Postal.pt: 'Algarve: a COVID-19 e as alterações climáticas'
Artigo de opinião da autoria do eurodeputado Francisco Guerreiro: "Actualmente esta região excessivamente dependente do turismo ou de sectores agrícolas intensivos esforça-se para se manter à tona e demasiadas pessoas e empresas arriscam a pobreza e a insolvência"
ARegião Algarvia tem para mim um carinho especial porque desde tenra idade passo lá férias e períodos festivos, mais precisamente em Albufeira. Faz mais de 30 anos que vejo o crescimento da região, seja no barlavento ou sotavento, tal como no litoral e interior, e não há outra análise que se possa conceber se não que as políticas implementadas pelos governantes correntes, subentenda-se quem têm governado o Algarve (PS, PSD e CDS), colocaram a região à beira de um colapso social, económico e ambiental.
Numa região com elevado potencial turístico, sobretudo ligado à ecologia e à preservação dos ecossistemas, investiu-se na massificação pelo custo baixo e de curta duração.
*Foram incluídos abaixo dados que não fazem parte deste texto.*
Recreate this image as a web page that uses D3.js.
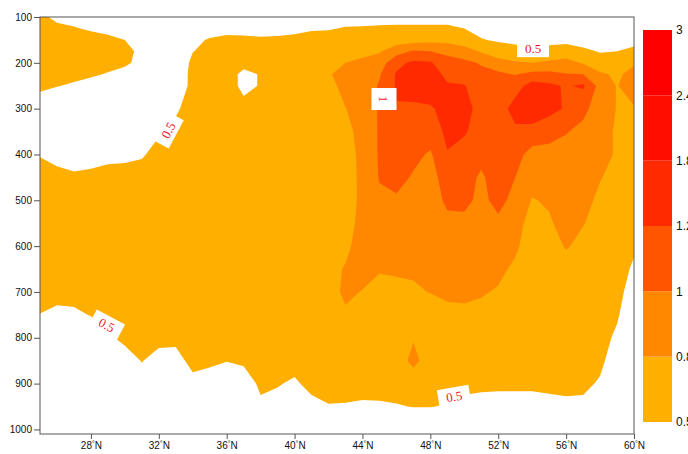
<!DOCTYPE html>
<html>
<head>
<meta charset="utf-8">
<script src="https://cdn.jsdelivr.net/npm/d3@7"></script>
<style>
  html, body { margin: 0; padding: 0; background: #fff; overflow: hidden; }
  svg { display: block; }
</style>
</head>
<body>
<svg id="chart" width="688" height="454"></svg>
<script>
// Latitude columns of the cross-section (°N)
const lats = [25,26,27,28,29,30,31,32,33,34,35,36,37,38,39,40,41,42,43,44,45,46,47,48,49,50,51,52,53,54,55,56,57,58,59,60];
// Pressure levels (hPa), top to bottom
const levels = [100,125,150,175,200,225,250,300,350,400,450,500,550,600,650,700,750,800,850,900,950,1000];
// Shading intervals and their colours
const thresholds = [0.5, 0.8, 1, 1.2, 1.8, 2.4, 3];
const fillColors = ["#FFAF00", "#FF8800", "#FF5500", "#FF2A00", "#FF0F00", "#FF0000"];
// Axis ticks
const latTicks = [28, 32, 36, 40, 44, 48, 52, 56, 60];
const presTicks = [100, 200, 300, 400, 500, 600, 700, 800, 900, 1000];

// Vertical profiles, one per latitude, values at each pressure level
const profiles = [
  /* 25N */ [0.6,0.6,0.6,0.6,0.6,0.6,0.55,0.36,0.3,0.48,0.65,0.65,0.65,0.65,0.65,0.65,0.49,0.3,0.2,0.15,0.1,0.1],
  /* 26N */ [0.4,0.6,0.6,0.6,0.6,0.58,0.51,0.3,0.25,0.35,0.64,0.65,0.65,0.65,0.65,0.65,0.39,0.25,0.18,0.12,0.1,0.1],
  /* 27N */ [0.35,0.53,0.6,0.6,0.6,0.56,0.47,0.25,0.2,0.3,0.57,0.65,0.65,0.65,0.65,0.65,0.42,0.25,0.18,0.12,0.1,0.1],
  /* 28N */ [0.3,0.45,0.65,0.62,0.58,0.52,0.45,0.2,0.15,0.3,0.62,0.65,0.65,0.65,0.65,0.65,0.52,0.2,0.15,0.12,0.1,0.1],
  /* 29N */ [0.25,0.35,0.62,0.6,0.55,0.49,0.35,0.15,0.15,0.35,0.7,0.65,0.65,0.65,0.65,0.65,0.6,0.46,0.25,0.15,0.1,0.1],
  /* 30N */ [0.2,0.3,0.5,0.56,0.53,0.44,0.3,0.1,0.1,0.35,0.75,0.65,0.65,0.65,0.65,0.65,0.65,0.56,0.39,0.2,0.1,0.1],
  /* 31N */ [0.15,0.2,0.3,0.45,0.45,0.3,0.2,0.1,0.2,0.45,0.7,0.65,0.65,0.65,0.65,0.65,0.65,0.65,0.51,0.41,0.2,0.1],
  /* 32N */ [0.1,0.15,0.2,0.25,0.25,0.2,0.15,0.15,0.45,0.66,0.65,0.65,0.65,0.65,0.65,0.65,0.65,0.58,0.4,0.25,0.15,0.1],
  /* 33N */ [0.1,0.12,0.15,0.15,0.15,0.15,0.15,0.45,0.59,0.65,0.65,0.65,0.65,0.65,0.65,0.65,0.65,0.58,0.38,0.2,0.12,0.1],
  /* 34N */ [0.2,0.3,0.45,0.49,0.6,0.65,0.65,0.65,0.65,0.65,0.65,0.65,0.65,0.65,0.65,0.65,0.65,0.65,0.6,0.4,0.2,0.1],
  /* 35N */ [0.3,0.4,0.52,0.6,0.65,0.65,0.65,0.65,0.65,0.65,0.65,0.65,0.65,0.65,0.65,0.65,0.65,0.65,0.56,0.36,0.2,0.1],
  /* 36N */ [0.3,0.42,0.56,0.65,0.65,0.65,0.65,0.65,0.65,0.65,0.65,0.65,0.65,0.65,0.65,0.65,0.65,0.6,0.51,0.3,0.15,0.1],
  /* 37N */ [0.3,0.42,0.55,0.62,0.6,0.42,0.42,0.6,0.65,0.65,0.65,0.65,0.65,0.65,0.65,0.65,0.65,0.65,0.55,0.34,0.18,0.1],
  /* 38N */ [0.3,0.42,0.53,0.62,0.6,0.52,0.52,0.62,0.65,0.65,0.65,0.65,0.65,0.65,0.65,0.65,0.65,0.65,0.65,0.56,0.44,0.2],
  /* 39N */ [0.3,0.42,0.54,0.65,0.65,0.65,0.65,0.65,0.65,0.65,0.65,0.65,0.65,0.65,0.65,0.65,0.65,0.65,0.65,0.52,0.4,0.2],
  /* 40N */ [0.3,0.44,0.56,0.65,0.65,0.65,0.65,0.65,0.65,0.65,0.65,0.65,0.65,0.65,0.65,0.65,0.65,0.65,0.6,0.46,0.25,0.15],
  /* 41N */ [0.32,0.47,0.6,0.65,0.65,0.65,0.65,0.65,0.65,0.65,0.65,0.65,0.65,0.65,0.65,0.65,0.65,0.65,0.65,0.58,0.42,0.2],
  /* 42N */ [0.35,0.48,0.6,0.7,0.79,0.78,0.72,0.7,0.68,0.67,0.66,0.66,0.66,0.68,0.72,0.72,0.68,0.66,0.65,0.65,0.48,0.2],
  /* 43N */ [0.38,0.52,0.65,0.72,0.8,0.88,0.88,0.795,0.75,0.72,0.7,0.7,0.7,0.74,0.82,0.84,0.77,0.68,0.65,0.6,0.48,0.2],
  /* 44N */ [0.38,0.53,0.66,0.75,0.84,0.87,0.88,0.88,0.86,0.85,0.85,0.85,0.88,0.92,0.88,0.79,0.72,0.66,0.65,0.65,0.44,0.2],
  /* 45N */ [0.4,0.54,0.68,0.78,0.9,0.98,1.02,1.02,1.02,1.02,1.01,0.97,0.93,0.9,0.82,0.72,0.68,0.66,0.65,0.62,0.46,0.2],
  /* 46N */ [0.4,0.55,0.7,0.92,1.14,1.22,1.22,1.19,1.12,1.1,1.06,0.975,0.92,0.88,0.82,0.76,0.7,0.67,0.65,0.63,0.48,0.2],
  /* 47N */ [0.4,0.55,0.72,1.02,1.24,1.32,1.3,1.16,1.1,1.05,0.98,0.92,0.88,0.86,0.82,0.78,0.7,0.78,0.88,0.62,0.51,0.2],
  /* 48N */ [0.4,0.55,0.74,1.0,1.22,1.3,1.3,1.18,1.1,0.975,0.92,0.9,0.9,0.88,0.85,0.805,0.72,0.68,0.66,0.62,0.51,0.2],
  /* 49N */ [0.4,0.55,0.74,0.95,1.08,1.15,1.22,1.26,1.24,1.19,1.1,1.04,0.95,0.9,0.86,0.83,0.76,0.7,0.66,0.6,0.48,0.2],
  /* 50N */ [0.35,0.5,0.7,0.88,1.05,1.12,1.21,1.26,1.22,1.12,1.08,1.05,0.95,0.9,0.87,0.83,0.77,0.7,0.66,0.58,0.42,0.2],
  /* 51N */ [0.25,0.4,0.52,0.78,0.98,1.06,1.1,1.14,1.12,1.06,0.97,0.95,0.95,0.9,0.86,0.82,0.74,0.68,0.65,0.56,0.4,0.2],
  /* 52N */ [0.2,0.32,0.46,0.68,0.88,1.04,1.1,1.1,1.1,1.1,1.1,1.06,0.96,0.9,0.85,0.78,0.72,0.67,0.64,0.56,0.38,0.2],
  /* 53N */ [0.2,0.3,0.42,0.62,0.83,0.99,1.12,1.28,1.16,1.08,1.0,0.94,0.9,0.84,0.76,0.7,0.67,0.66,0.64,0.56,0.38,0.2],
  /* 54N */ [0.2,0.3,0.38,0.56,0.8,1.06,1.28,1.32,1.14,0.92,0.87,0.79,0.7,0.68,0.67,0.66,0.65,0.65,0.64,0.56,0.38,0.2],
  /* 55N */ [0.2,0.3,0.38,0.64,0.84,1.06,1.24,1.26,1.08,0.93,0.88,0.82,0.78,0.7,0.67,0.66,0.65,0.65,0.64,0.58,0.4,0.2],
  /* 56N */ [0.2,0.32,0.4,0.68,0.87,1.01,1.18,1.18,1.01,0.93,0.9,0.88,0.86,0.82,0.7,0.66,0.65,0.65,0.64,0.6,0.42,0.2],
  /* 57N */ [0.2,0.28,0.38,0.56,0.78,1.0,1.23,1.04,0.96,0.9,0.88,0.86,0.81,0.74,0.68,0.66,0.65,0.64,0.62,0.58,0.42,0.2],
  /* 58N */ [0.2,0.26,0.34,0.48,0.64,0.84,0.93,0.92,0.86,0.86,0.81,0.76,0.72,0.68,0.66,0.65,0.64,0.62,0.58,0.46,0.3,0.15],
  /* 59N */ [0.22,0.28,0.36,0.5,0.68,0.76,0.79,0.79,0.78,0.78,0.74,0.7,0.67,0.65,0.64,0.6,0.54,0.44,0.3,0.2,0.15,0.1],
  /* 60N */ [0.25,0.32,0.42,0.56,0.77,0.88,0.92,0.78,0.72,0.7,0.68,0.64,0.6,0.55,0.45,0.35,0.25,0.2,0.15,0.1,0.1,0.1]
];

// In-line contour labels, placed on the 0.5 and 1 isolines
const labelText = ["0.5", "0.5", "0.5", "0.5", "1"];
const labelLat = [32.56, 28.93, 49.4, 54.05, 45.27];
const labelPres = [347, 772, 928, 168, 279];
const labelAngle = [-62, 28, -10, 0, 90];

// ---------- layout ----------
const svg = d3.select("#chart");
const plot = { left: 40, right: 634, top: 17, bottom: 434 };
const x = d3.scaleLinear().domain([25, 60]).range([plot.left, plot.right]);
const y = d3.scaleLinear().domain([100, 1010]).range([plot.top, plot.bottom]);
const axisFont = "'Liberation Sans', Arial, Helvetica, sans-serif";

// ---------- filled contours ----------
const nx = lats.length, ny = levels.length;
const grid = new Array(nx * ny);
for (let j = 0; j < ny; j++)
  for (let i = 0; i < nx; i++) grid[j * nx + i] = profiles[i][j];

// grid-space coordinates (sample i sits at i + 0.5) -> data coordinates
const gx = d3.scaleLinear().domain([0.5, nx - 0.5]).range([lats[0], lats[nx - 1]]);
const gy = d3.scaleLinear().domain(levels.map((_, i) => i + 0.5)).range(levels);

const bands = d3.contours().size([nx, ny]).thresholds(thresholds.slice(0, -1))(grid);
const toScreen = d3.geoTransform({
  point(px, py) { this.stream.point(x(gx(px)), y(gy(py))); }
});
const path = d3.geoPath(toScreen);

svg.append("defs").append("clipPath").attr("id", "plotClip")
  .append("rect")
  .attr("x", plot.left).attr("y", plot.top)
  .attr("width", plot.right - plot.left).attr("height", plot.bottom - plot.top);

svg.append("g").attr("clip-path", "url(#plotClip)")
  .selectAll("path").data(bands).join("path")
  .attr("d", path)
  .attr("fill", (d, i) => fillColors[i])
  .attr("stroke", "none");

// ---------- contour labels ----------
const lab = svg.append("g").attr("clip-path", "url(#plotClip)")
  .selectAll("g").data(labelText).join("g")
  .attr("transform", (d, i) => `translate(${x(labelLat[i])},${y(labelPres[i])}) rotate(${labelAngle[i]})`);
lab.append("rect")
  .attr("x", d => d.length > 1 ? -16 : -11)
  .attr("y", d => d.length > 1 ? -9 : -12.5)
  .attr("width", d => d.length > 1 ? 32 : 22)
  .attr("height", d => d.length > 1 ? 18 : 25)
  .attr("fill", "#fff");
lab.append("text")
  .attr("text-anchor", "middle")
  .attr("dy", "0.35em")
  .attr("font-family", "'Liberation Serif', 'Times New Roman', serif")
  .attr("font-size", 13)
  .attr("fill", "#f0141e")
  .text(d => d);

// ---------- axes ----------
const axisColor = "#555";
const yAxis = svg.append("g")
  .attr("transform", `translate(${plot.left},0)`)
  .call(d3.axisLeft(y).tickValues(presTicks).tickFormat(d3.format("d"))
    .tickSize(6).tickPadding(2).tickSizeOuter(0));
const xAxis = svg.append("g")
  .attr("transform", `translate(0,${plot.bottom})`)
  .call(d3.axisBottom(x).tickValues(latTicks).tickSize(5).tickPadding(3).tickSizeOuter(0));

[yAxis, xAxis].forEach(g => {
  g.select(".domain").remove();
  g.selectAll("line").attr("stroke", axisColor);
  g.selectAll("text").attr("font-family", axisFont).attr("font-size", 10).attr("fill", "#111");
});

xAxis.selectAll(".tick text").each(function (d) {
  const t = d3.select(this).text(null);
  t.append("tspan").text(d);
  t.append("tspan").attr("font-size", 7).attr("dy", -3).text("°");
  t.append("tspan").attr("dy", 3).text("N");
});

// frame
svg.append("rect")
  .attr("x", plot.left).attr("y", plot.top)
  .attr("width", plot.right - plot.left).attr("height", plot.bottom - plot.top)
  .attr("fill", "none").attr("stroke", axisColor).attr("stroke-width", 1);

// ---------- colour bar ----------
const cb = { x: 643, w: 29, top: 30, bottom: 422 };
const cbY = d3.scalePoint().domain(thresholds).range([cb.bottom, cb.top]);
const cbG = svg.append("g");
cbG.selectAll("rect").data(fillColors).join("rect")
  .attr("x", cb.x)
  .attr("y", (d, i) => cbY(thresholds[i + 1]))
  .attr("width", cb.w)
  .attr("height", (d, i) => cbY(thresholds[i]) - cbY(thresholds[i + 1]))
  .attr("fill", d => d);
cbG.selectAll("text").data(thresholds).join("text")
  .attr("x", cb.x + cb.w + 4)
  .attr("y", d => cbY(d))
  .attr("dy", "0.35em")
  .attr("font-family", axisFont)
  .attr("font-size", 12)
  .attr("fill", "#111")
  .text(d => String(d));
</script>
</body>
</html>
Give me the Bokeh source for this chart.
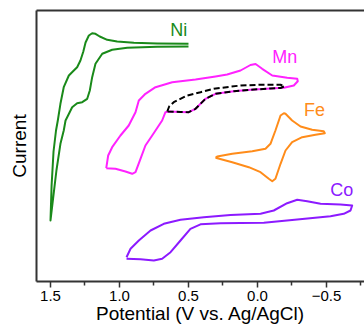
from bokeh.plotting import figure
from bokeh.models import Range1d, FixedTicker, LinearAxis, CustomJSTickFormatter, ColumnDataSource
from bokeh.core.properties import value
from bokeh.embed import file_html
from bokeh.resources import INLINE

FONT = "Liberation Sans"

# Potential (V vs. Ag/AgCl) and current (a.u.)
ni_E = [0.500, 0.727, 0.896, 1.017, 1.089, 1.143, 1.174, 1.198, 1.222, 1.246, 1.262, 1.283,
        1.307, 1.331, 1.367, 1.404, 1.428, 1.447, 1.460, 1.478, 1.492, 1.500,
        1.480, 1.457, 1.428, 1.404, 1.391, 1.379, 1.343, 1.307, 1.270, 1.234, 1.215,
        1.198, 1.174, 1.125, 1.053, 0.944, 0.727, 0.500]
ni_I = [237.7, 238.0, 238.7, 240.0, 241.7, 245.0, 247.7, 248.3, 246.0, 239.0, 230.0, 221.0,
        214.3, 211.0, 206.0, 194.3, 177.7, 161.0, 151.0, 130.0, 96.0, 61.0,
        84.3, 111.0, 137.7, 151.0, 161.0, 164.3, 174.3, 178.3, 179.3, 182.7, 191.0,
        204.3, 217.7, 227.7, 231.7, 233.7, 234.7, 235.0]

mn_E = [1.096, 1.029, 0.957, 0.908, 0.884, 0.848, 0.812, 0.763, 0.715, 0.691, 0.667, 0.643,
        0.558, 0.498, 0.449, 0.413, 0.377, 0.304, 0.172, 0.051, -0.094, -0.191, -0.263,
        -0.292, -0.288, -0.215, -0.107, -0.034, 0.014, 0.051, 0.123, 0.220, 0.304, 0.449,
        0.618, 0.739, 0.812, 0.860, 0.884, 0.933, 0.993, 1.053, 1.082, 1.096]
mn_I = [113.3, 112.7, 110.0, 107.7, 109.3, 122.7, 136.0, 146.0, 156.0, 161.0, 169.3, 170.0,
        169.5, 169.3, 172.7, 177.7, 182.7, 187.7, 190.3, 191.7, 193.0, 193.7, 196.0,
        200.3, 202.7, 203.7, 206.0, 212.7, 217.5, 216.5, 211.0, 207.0, 205.0, 202.0,
        199.3, 194.3, 187.7, 181.0, 169.3, 156.0, 146.0, 134.3, 126.0, 113.3]

mn2_E = [0.654, 0.640, 0.607, 0.509, 0.413, 0.317, 0.123, -0.022, -0.167, -0.196, -0.167,
         -0.094, 0.051, 0.172, 0.304, 0.377, 0.413, 0.449, 0.498, 0.558, 0.654]
mn2_I = [170.0, 175.0, 179.3, 186.0, 189.3, 192.7, 196.0, 196.7, 196.7, 195.3, 193.5,
         193.0, 191.7, 190.3, 187.7, 182.7, 177.7, 172.7, 169.3, 169.5, 170.0]

fe_E = [0.304, 0.183, 0.063, -0.022, -0.082, -0.107, -0.130, -0.167, -0.203, -0.251, -0.324,
        -0.420, -0.488, -0.480, -0.396, -0.312, -0.251, -0.203, -0.191, -0.167, -0.130,
        -0.094, -0.058, 0.038, 0.183, 0.292, 0.304]
fe_I = [123.7, 119.3, 114.3, 109.3, 102.7, 100.3, 102.7, 117.7, 131.0, 139.3, 144.3,
        146.7, 148.3, 150.3, 151.7, 155.0, 161.0, 167.7, 168.3, 166.0, 151.0,
        137.7, 132.7, 130.3, 127.7, 125.0, 123.7]

co_E = [0.949, 0.848, 0.751, 0.691, 0.630, 0.558, 0.486, 0.413, 0.268, 0.123, -0.046,
        -0.288, -0.529, -0.625, -0.674, -0.686, -0.601, -0.457, -0.360, -0.288, -0.215,
        -0.118, -0.022, 0.196, 0.389, 0.558, 0.679, 0.775, 0.860, 0.920, 0.949]
co_I = [22.7, 22.2, 21.0, 22.7, 29.3, 41.0, 52.7, 57.2, 58.3, 58.5, 58.7,
        62.0, 65.3, 67.7, 71.0, 76.0, 77.0, 77.7, 80.3, 81.7, 78.3,
        71.0, 67.7, 66.5, 64.3, 61.7, 57.7, 51.0, 41.0, 32.7, 24.3]

lab_names = ["Ni", "Mn", "Fe", "Co"]
lab_E = [0.570, -0.197, -0.414, -0.611]
lab_I = [251.3, 224.7, 171.3, 91.3]
colors = ["#1a8a1a", "#ff22ff", "#ff8c1a", "#8c1aff"]

x_ticks = [1.5, 1.0, 0.5, 0.0, -0.5]
x_minor = [1.25, 0.75, 0.25, -0.25, -0.75]

p = figure(width=364, height=327, x_range=Range1d(1.6014, -0.7754), y_range=Range1d(0, 271),
           output_backend="svg", toolbar_location=None,
           min_border_left=36, min_border_right=0, min_border_top=10, min_border_bottom=46)
p.outline_line_color = None
p.grid.visible = False
p.background_fill_color = "white"
p.border_fill_color = "white"

AX = "#333333"
xa = p.xaxis[0]
xa.ticker = FixedTicker(ticks=x_ticks, minor_ticks=x_minor)
xa.formatter = CustomJSTickFormatter(code="return tick < 0 ? '\u2212' + (-tick).toFixed(1) : tick.toFixed(1);")
xa.axis_line_width = 2
xa.axis_line_color = AX
xa.major_tick_line_color = AX
xa.minor_tick_line_color = AX
xa.major_tick_line_width = 1.5
xa.minor_tick_line_width = 1.5
xa.major_tick_out = 6
xa.major_tick_in = 0
xa.minor_tick_out = 4
xa.minor_tick_in = 0
xa.major_label_standoff = 3
xa.major_label_text_font = FONT
xa.major_label_text_font_size = "15px"
xa.major_label_text_color = "black"
xa.axis_label = "Potential (V vs. Ag/AgCl)"
xa.axis_label_standoff = -1
xa.axis_label_text_font = FONT
xa.axis_label_text_font_size = "19px"
xa.axis_label_text_font_style = "normal"
xa.axis_label_text_color = "black"

ya = p.yaxis[0]
ya.ticker = FixedTicker(ticks=[])
ya.axis_line_width = 2
ya.axis_line_color = AX
ya.major_tick_out = 0
ya.major_tick_in = 0
ya.minor_tick_out = 0
ya.minor_tick_in = 0
ya.major_label_standoff = 0
ya.axis_label = "Current"
ya.axis_label_standoff = 7
ya.axis_label_text_font = FONT
ya.axis_label_text_font_size = "19px"
ya.axis_label_text_font_style = "normal"
ya.axis_label_text_color = "black"

top = LinearAxis(ticker=FixedTicker(ticks=[]), axis_line_width=2, axis_line_color=AX,
                 major_tick_out=0, major_tick_in=0, minor_tick_out=0, minor_tick_in=0,
                 major_label_standoff=0)
p.add_layout(top, "above")

p.line(ni_E, ni_I, line_color=colors[0], line_width=2, line_join="round")
p.line(mn_E, mn_I, line_color=colors[1], line_width=2, line_join="round")
p.line(mn2_E, mn2_I, line_color="black", line_width=2, line_dash="6 3")
p.line(fe_E, fe_I, line_color=colors[2], line_width=2, line_join="round")
p.line(co_E, co_I, line_color=colors[3], line_width=2, line_join="round")

src = ColumnDataSource(dict(x=lab_E, y=lab_I, t=lab_names, c=colors))
p.text(x="x", y="y", text="t", text_color="c", source=src, text_font=value(FONT),
       text_font_size="18px", text_align="center", text_baseline="alphabetic")

open("out.html", "w").write(file_html(p, INLINE))
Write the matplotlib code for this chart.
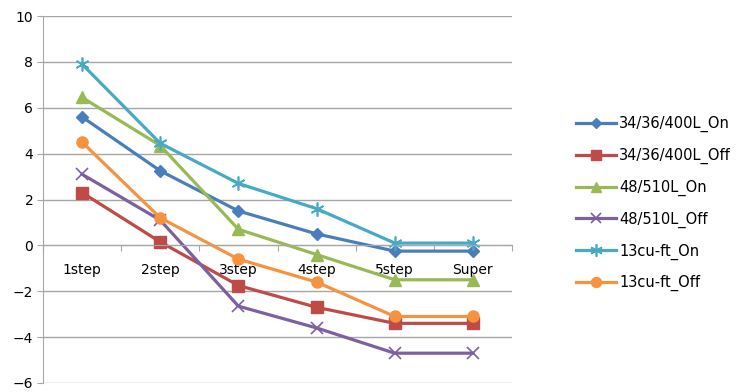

Vimos popular na orla costeira empreendimentos, marinas, passadiços, parques de estacionamento, e faltou a implementação uma visão adaptada à região algarvia e aos seus de longo prazo. Sem a capacidade de criar um sistema resiliente de produção alimentar (sem agrotóxicos e super intensividade), que promova o empreendorismo e a independência energética de pessoas, empresas e instituições, sem infraestruturas de comunicação assentes em energias 100% renováveis, sem uma estratégia de turismo que agregue estes elementos todos, e sobretudo, sem lideranças progressistas, assistimos à perda de milhares de milhões de euros, ao longo destes anos. Acresce a precariedade de múltiplos postos de trabalho devido à sazonalidade de muitos sectores e a falta de visão municipal, regional e nacional para garantir a fixação de indústrias e empresas com alto valor acrescentado.
E, num cenário de profundas alterações climáticas, os dados científicos recentes mostram que a região será duramente afectada. É incompreensível que se olhe para o Algarve e se continue a planear como se estivessemos na década de 70. Casos como a falta de protecção para as Alagoas Brancas, em Lagoa, o incentivo ao cultivo de produções agrícolas super intensivas, de abacateiros por exemplo, ou mesmo a constante poluição costeira por resíduos plásticos e a falta de capacidade de muitas ETARS no período de Verão, demonstra que pouco se mudará se continuarmos a pensar que estes problemas são pontuais e não sintomas de uma estrutura disfuncional de poder público.
Pior, a covid-19 demonstrou-nos a fragilidade deste planeamento urbanístico, económico e social de curto prazo. Actualmente esta região excessivamente dependente do turismo ou de sectores agrícolas intensivos esforça-se para se manter à tona e demasiadas pessoas e empresas arriscam a pobreza e a insolvência. Como não planeámos construir com os cidadãos uma região resiliente, mais independente a nível energético, com mais capacidade de empreendorismo e com flexibilidade de se adaptar perante fenómenos extremos, como a COVID-19, os reflexos estão à vista.
Talvez consiga sumarizar com o que vi acontecer à zona dos Salgados ao longo dos anos onde um local que era praticamente inóspito e virgem agora é povoado por empreendimentos turísticos, muitos deles vazios, rodeado de parques de estacionamento, passadiços, redes de arame e concessionários de praia. Mercantiliza-se tudo e nada se preserva. Assim vão os destinos desta belíssima região que tem muito mais que praia, urbanismo desmesurado e turismo de massas.